Act 2 scene 1 – ‘for he both pleases men and angers them’ (Beatrice to Benedick) Benedick’s offensive jokes.
Act 2 Scene 1 – ‘they laugh at him and beat him’ (Beatrice to Benedick) She tries to diminish his confidence and egotism.
Act 2 Scene 1 – ‘a double heart for his single one’ (Beatrice about Benedick) Beatrice shows a moment of real affection when she says ‘quote’, as it hints at betrayal between herself and Benedick and, more so, develops and establishes their relationship suggested in Act 1 Scene 1, ‘I know you of old’.
Act 2 Scene 1 – ‘I am sunburnt’ (Beatrice to Don Pedro) Metaphor, burnt by love, she is suggesting that love is not for her.
Act 2 Scene 1 – ‘which is to bring Signor Benedick and the Lady Beatrice into a mountain of affection’ (Don Pedro) Good quote when talking about the benevolent deception of making Benedick and Beatrice fall in love.
Act 3 Scene 1 – ‘cupid’s crafty arrow made’ (Hero) Hero has a complex speech and clearly knows about love because of her reference to ‘cupid’. She is totally in command, showing her understanding of Beatrice. The alliteration = harsh sound as deception is about to happen.

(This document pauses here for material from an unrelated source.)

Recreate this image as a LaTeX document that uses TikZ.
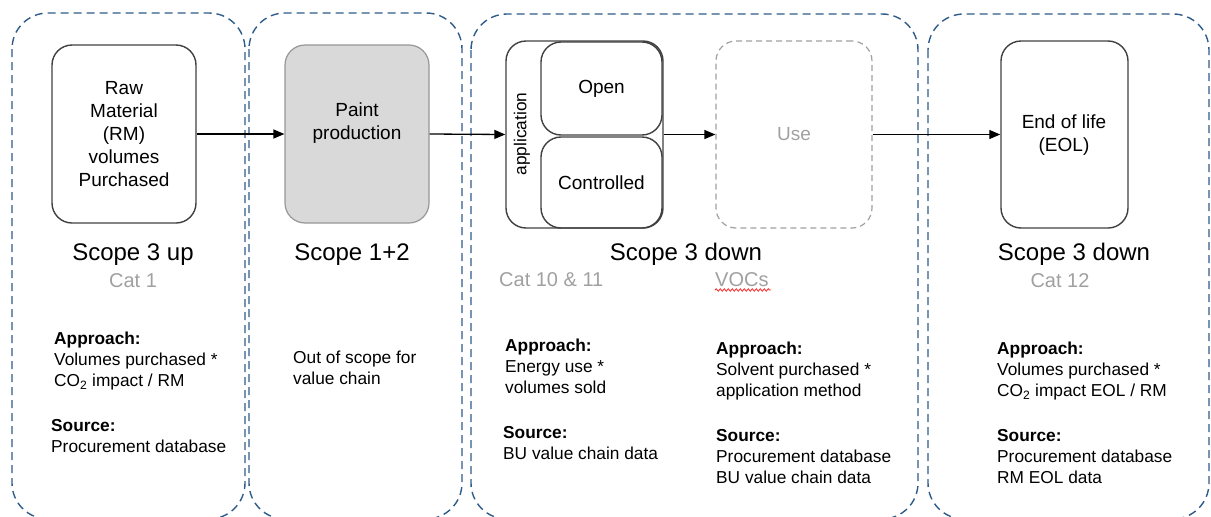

Act 3 Scene 1 – ‘Therefore let Benedick, like cover’d fire, consume away in sighs, waste inwardly’ (Hero) Reverse psychology to make Beatrice feel guilty. Simile ‘quote’ means he may appear like fire on the outside but he has the desire of love inside.
Act 3 Scene 1 – ‘honest slander’ (Hero) Oxymoron because slander is about gossiping about someone’s reputation, suggesting innocent deception, benevolent deception, however, it hints at next scene because Hero’s reputation is going to be slandered (slander).
Act 3 Scene 1 – ‘If it prove so, then loving goes by haps. Some cupid kills with arrows, some with traps.’ (Hero) Rhyming couplet, generally used to show something about love or exit or enter of main character also the fact that she is referring to cupid shows she knows a lot about love.